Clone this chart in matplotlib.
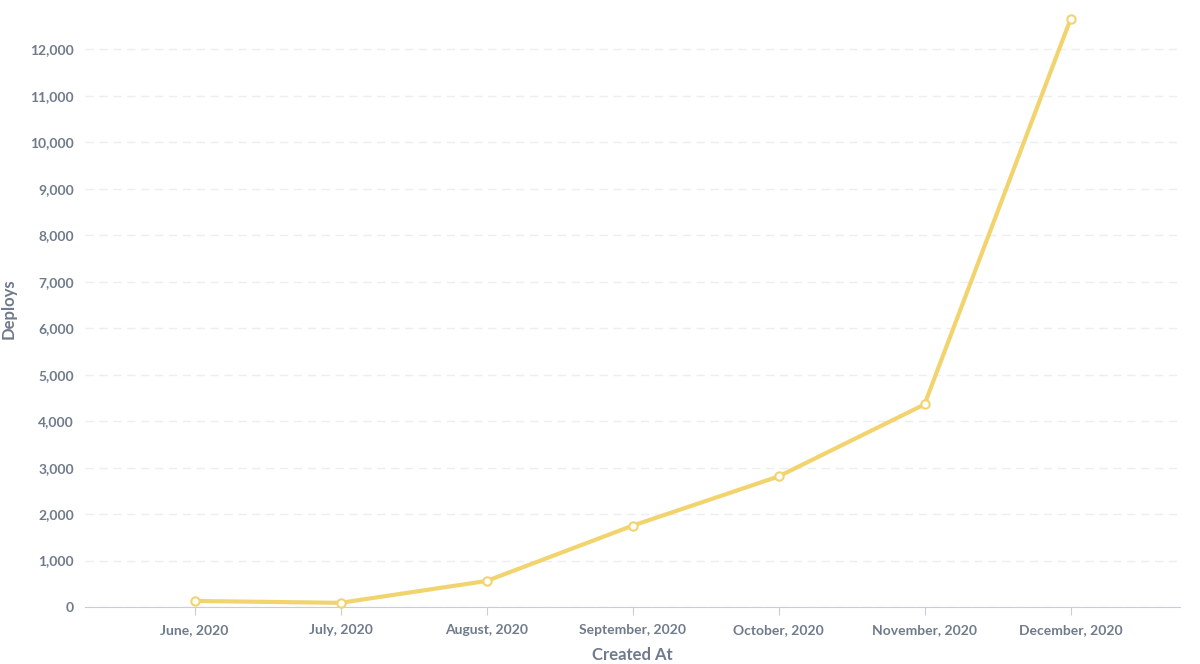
from matplotlib import pyplot as plt
import matplotlib

matplotlib.rcParams['font.family'] = ['Lato', 'DejaVu Sans']

months = ['June, 2020', 'July, 2020', 'August, 2020', 'September, 2020',
          'October, 2020', 'November, 2020', 'December, 2020']
deploys = [130, 90, 560, 1750, 2810, 4360, 12650]
yticks = list(range(0, 12001, 1000))

text_col = '#6f7a8b'
line_col = '#f2d46f'

fig = plt.figure(figsize=(12, 6.64), dpi=100)
ax = fig.add_axes([85 / 1200, 1 - 607 / 664, 1095 / 1200, 597 / 664])

x = range(len(months))
ax.plot(x, deploys, color=line_col, linewidth=3, marker='o', markersize=6,
        markerfacecolor='white', markeredgecolor=line_col, markeredgewidth=1.5,
        clip_on=False, zorder=3)

ax.set_xlim(-0.75, 6.75)
ax.set_ylim(0, 12850)
ax.set_xticks(list(x))
ax.set_xticklabels(months)
ax.set_yticks(yticks)
ax.set_yticklabels([f'{v:,}' for v in yticks])
ax.tick_params(axis='both', colors=text_col, labelsize=10, length=0, pad=8)
ax.tick_params(axis='x', length=6, color='#c9ced6', pad=6)
for lbl in ax.get_xticklabels() + ax.get_yticklabels():
    lbl.set_fontweight('bold')

ax.grid(axis='y', color='#eceef1', linestyle=(0, (6, 4)), linewidth=1)
ax.set_axisbelow(True)
for s in ['top', 'right', 'left']:
    ax.spines[s].set_visible(False)
ax.spines['bottom'].set_color('#c9ced6')

ax.set_xlabel('Created At', color=text_col, fontsize=12, fontweight='bold', labelpad=8)
ax.set_ylabel('Deploys', color=text_col, fontsize=12, fontweight='bold', labelpad=10)

fig.savefig('out.png')
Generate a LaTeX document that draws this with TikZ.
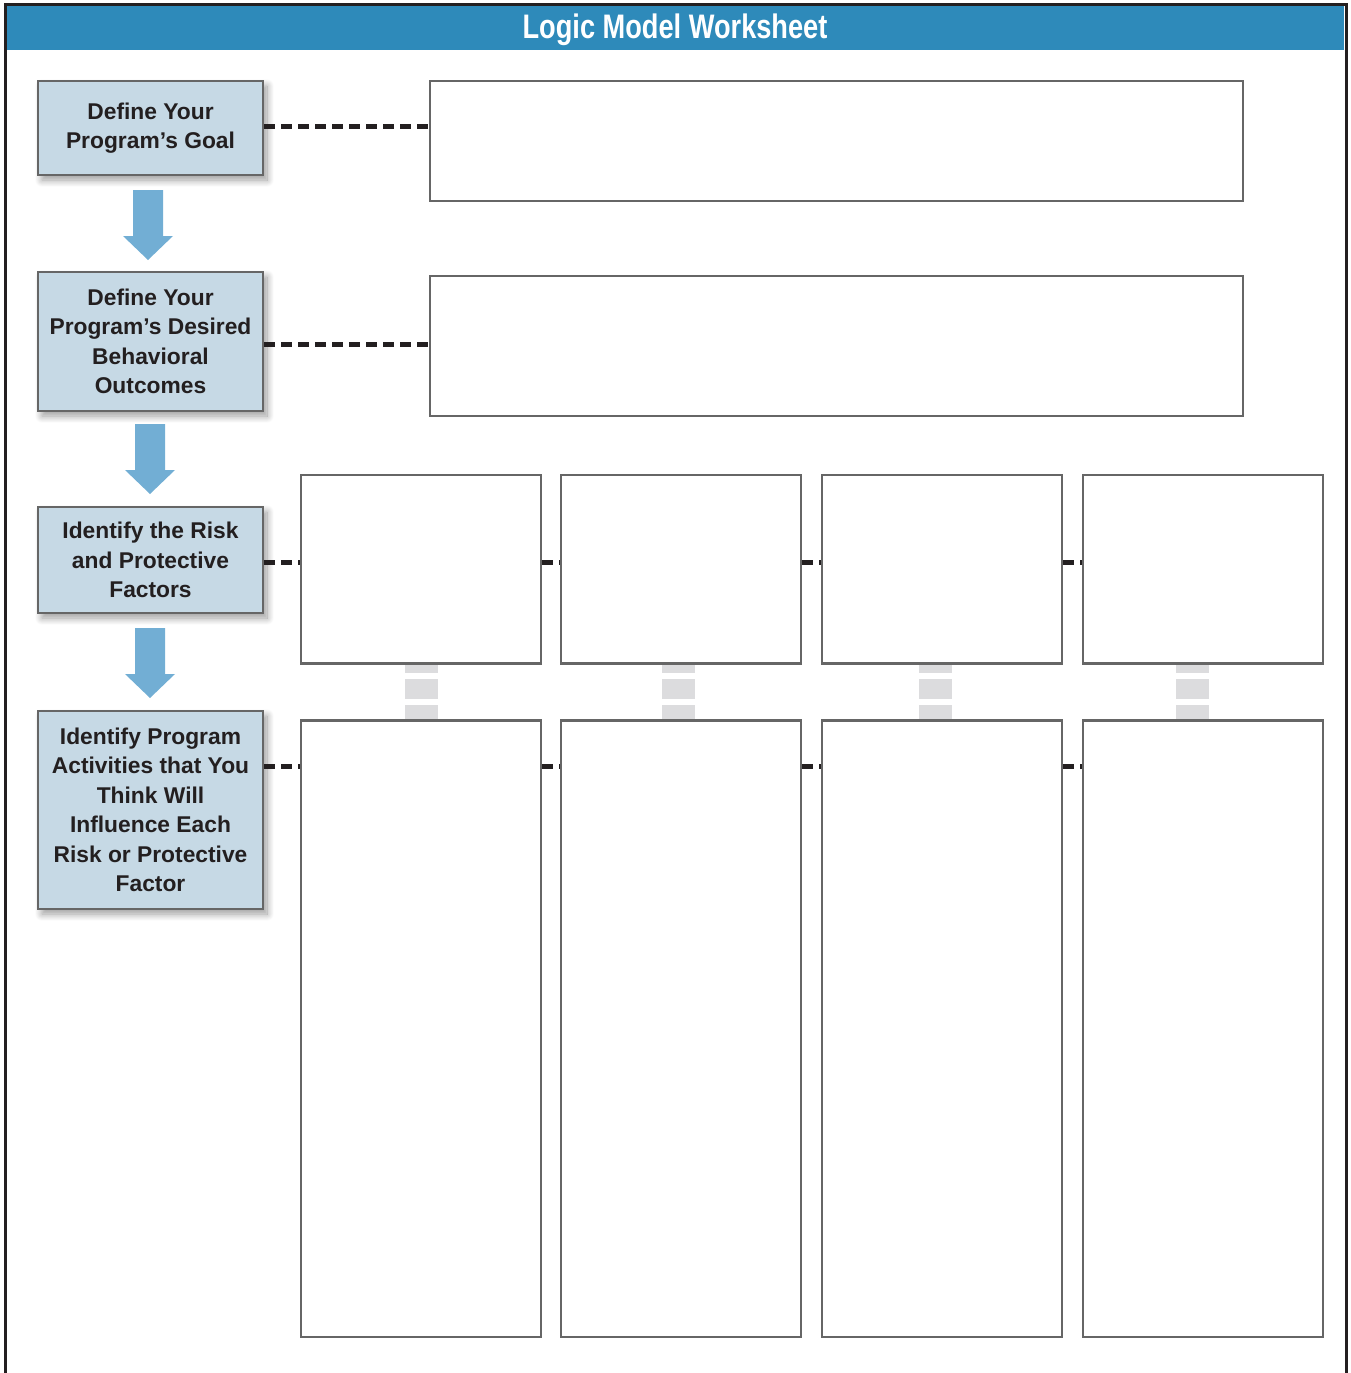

> **WORK TO DO**
Retype all the records shown above, character for character. Omit every picture.

> **COMPLETE ANSWER**
Clone this chart in matplotlib.
from matplotlib import pyplot as plt
import matplotlib

matplotlib.rcParams['font.family'] = ['Lato', 'DejaVu Sans']

months = ['June, 2020', 'July, 2020', 'August, 2020', 'September, 2020',
          'October, 2020', 'November, 2020', 'December, 2020']
deploys = [130, 90, 560, 1750, 2810, 4360, 12650]
yticks = list(range(0, 12001, 1000))

text_col = '#6f7a8b'
line_col = '#f2d46f'

fig = plt.figure(figsize=(12, 6.64), dpi=100)
ax = fig.add_axes([85 / 1200, 1 - 607 / 664, 1095 / 1200, 597 / 664])

x = range(len(months))
ax.plot(x, deploys, color=line_col, linewidth=3, marker='o', markersize=6,
        markerfacecolor='white', markeredgecolor=line_col, markeredgewidth=1.5,
        clip_on=False, zorder=3)

ax.set_xlim(-0.75, 6.75)
ax.set_ylim(0, 12850)
ax.set_xticks(list(x))
ax.set_xticklabels(months)
ax.set_yticks(yticks)
ax.set_yticklabels([f'{v:,}' for v in yticks])
ax.tick_params(axis='both', colors=text_col, labelsize=10, length=0, pad=8)
ax.tick_params(axis='x', length=6, color='#c9ced6', pad=6)
for lbl in ax.get_xticklabels() + ax.get_yticklabels():
    lbl.set_fontweight('bold')

ax.grid(axis='y', color='#eceef1', linestyle=(0, (6, 4)), linewidth=1)
ax.set_axisbelow(True)
for s in ['top', 'right', 'left']:
    ax.spines[s].set_visible(False)
ax.spines['bottom'].set_color('#c9ced6')

ax.set_xlabel('Created At', color=text_col, fontsize=12, fontweight='bold', labelpad=8)
ax.set_ylabel('Deploys', color=text_col, fontsize=12, fontweight='bold', labelpad=10)

fig.savefig('out.png')
Generate a LaTeX document that draws this with TikZ.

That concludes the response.